▶ **Supplied data**:
+-------+

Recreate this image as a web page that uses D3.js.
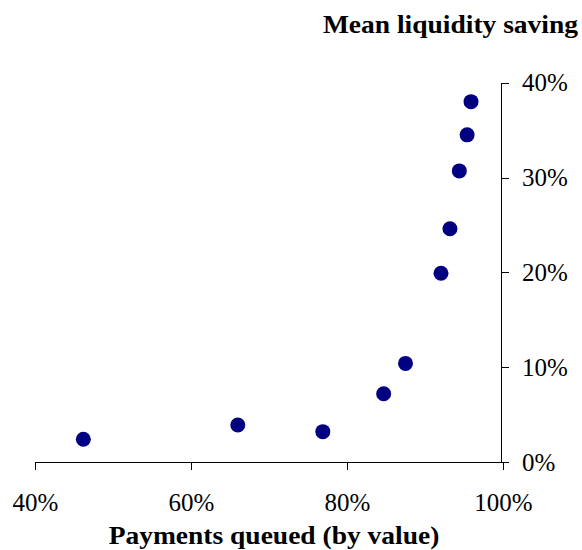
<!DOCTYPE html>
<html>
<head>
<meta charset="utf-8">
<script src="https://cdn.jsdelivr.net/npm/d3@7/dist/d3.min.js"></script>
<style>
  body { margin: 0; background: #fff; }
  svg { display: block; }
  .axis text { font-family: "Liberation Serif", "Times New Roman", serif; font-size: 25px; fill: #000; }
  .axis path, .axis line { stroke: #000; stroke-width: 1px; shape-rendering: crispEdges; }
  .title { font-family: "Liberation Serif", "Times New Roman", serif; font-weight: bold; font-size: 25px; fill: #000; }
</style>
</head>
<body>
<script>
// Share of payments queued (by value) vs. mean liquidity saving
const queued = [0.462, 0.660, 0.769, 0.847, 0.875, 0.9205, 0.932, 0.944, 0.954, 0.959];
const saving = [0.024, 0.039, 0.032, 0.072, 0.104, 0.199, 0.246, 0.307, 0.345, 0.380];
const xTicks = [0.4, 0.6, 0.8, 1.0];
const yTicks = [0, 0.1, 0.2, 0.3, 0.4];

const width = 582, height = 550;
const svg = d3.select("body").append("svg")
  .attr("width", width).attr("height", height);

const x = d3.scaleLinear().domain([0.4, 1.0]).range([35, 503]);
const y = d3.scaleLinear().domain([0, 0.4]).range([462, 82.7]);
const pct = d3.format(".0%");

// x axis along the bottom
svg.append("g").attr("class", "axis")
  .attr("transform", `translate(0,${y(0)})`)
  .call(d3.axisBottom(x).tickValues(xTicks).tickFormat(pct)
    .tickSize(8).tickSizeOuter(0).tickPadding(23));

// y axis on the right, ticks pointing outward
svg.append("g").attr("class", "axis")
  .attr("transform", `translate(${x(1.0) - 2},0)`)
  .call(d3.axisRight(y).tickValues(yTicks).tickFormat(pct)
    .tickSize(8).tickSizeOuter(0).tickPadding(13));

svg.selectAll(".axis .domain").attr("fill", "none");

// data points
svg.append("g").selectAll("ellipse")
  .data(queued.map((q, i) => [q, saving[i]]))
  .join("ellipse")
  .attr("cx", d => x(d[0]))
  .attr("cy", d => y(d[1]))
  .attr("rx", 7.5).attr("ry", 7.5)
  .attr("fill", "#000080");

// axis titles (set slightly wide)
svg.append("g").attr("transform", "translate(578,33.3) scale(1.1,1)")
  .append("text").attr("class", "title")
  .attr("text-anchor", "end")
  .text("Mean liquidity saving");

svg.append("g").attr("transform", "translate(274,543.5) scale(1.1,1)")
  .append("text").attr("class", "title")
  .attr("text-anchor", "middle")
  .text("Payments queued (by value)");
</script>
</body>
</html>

+-------+

▶ **Exercise requirements**:
Repeat the listing in full and exactly. Do not include any images.

▶ **Finished answer**:
Recreate this image as a web page that uses D3.js.
<!DOCTYPE html>
<html>
<head>
<meta charset="utf-8">
<script src="https://cdn.jsdelivr.net/npm/d3@7/dist/d3.min.js"></script>
<style>
  body { margin: 0; background: #fff; }
  svg { display: block; }
  .axis text { font-family: "Liberation Serif", "Times New Roman", serif; font-size: 25px; fill: #000; }
  .axis path, .axis line { stroke: #000; stroke-width: 1px; shape-rendering: crispEdges; }
  .title { font-family: "Liberation Serif", "Times New Roman", serif; font-weight: bold; font-size: 25px; fill: #000; }
</style>
</head>
<body>
<script>
// Share of payments queued (by value) vs. mean liquidity saving
const queued = [0.462, 0.660, 0.769, 0.847, 0.875, 0.9205, 0.932, 0.944, 0.954, 0.959];
const saving = [0.024, 0.039, 0.032, 0.072, 0.104, 0.199, 0.246, 0.307, 0.345, 0.380];
const xTicks = [0.4, 0.6, 0.8, 1.0];
const yTicks = [0, 0.1, 0.2, 0.3, 0.4];

const width = 582, height = 550;
const svg = d3.select("body").append("svg")
  .attr("width", width).attr("height", height);

const x = d3.scaleLinear().domain([0.4, 1.0]).range([35, 503]);
const y = d3.scaleLinear().domain([0, 0.4]).range([462, 82.7]);
const pct = d3.format(".0%");

// x axis along the bottom
svg.append("g").attr("class", "axis")
  .attr("transform", `translate(0,${y(0)})`)
  .call(d3.axisBottom(x).tickValues(xTicks).tickFormat(pct)
    .tickSize(8).tickSizeOuter(0).tickPadding(23));

// y axis on the right, ticks pointing outward
svg.append("g").attr("class", "axis")
  .attr("transform", `translate(${x(1.0) - 2},0)`)
  .call(d3.axisRight(y).tickValues(yTicks).tickFormat(pct)
    .tickSize(8).tickSizeOuter(0).tickPadding(13));

svg.selectAll(".axis .domain").attr("fill", "none");

// data points
svg.append("g").selectAll("ellipse")
  .data(queued.map((q, i) => [q, saving[i]]))
  .join("ellipse")
  .attr("cx", d => x(d[0]))
  .attr("cy", d => y(d[1]))
  .attr("rx", 7.5).attr("ry", 7.5)
  .attr("fill", "#000080");

// axis titles (set slightly wide)
svg.append("g").attr("transform", "translate(578,33.3) scale(1.1,1)")
  .append("text").attr("class", "title")
  .attr("text-anchor", "end")
  .text("Mean liquidity saving");

svg.append("g").attr("transform", "translate(274,543.5) scale(1.1,1)")
  .append("text").attr("class", "title")
  .attr("text-anchor", "middle")
  .text("Payments queued (by value)");
</script>
</body>
</html>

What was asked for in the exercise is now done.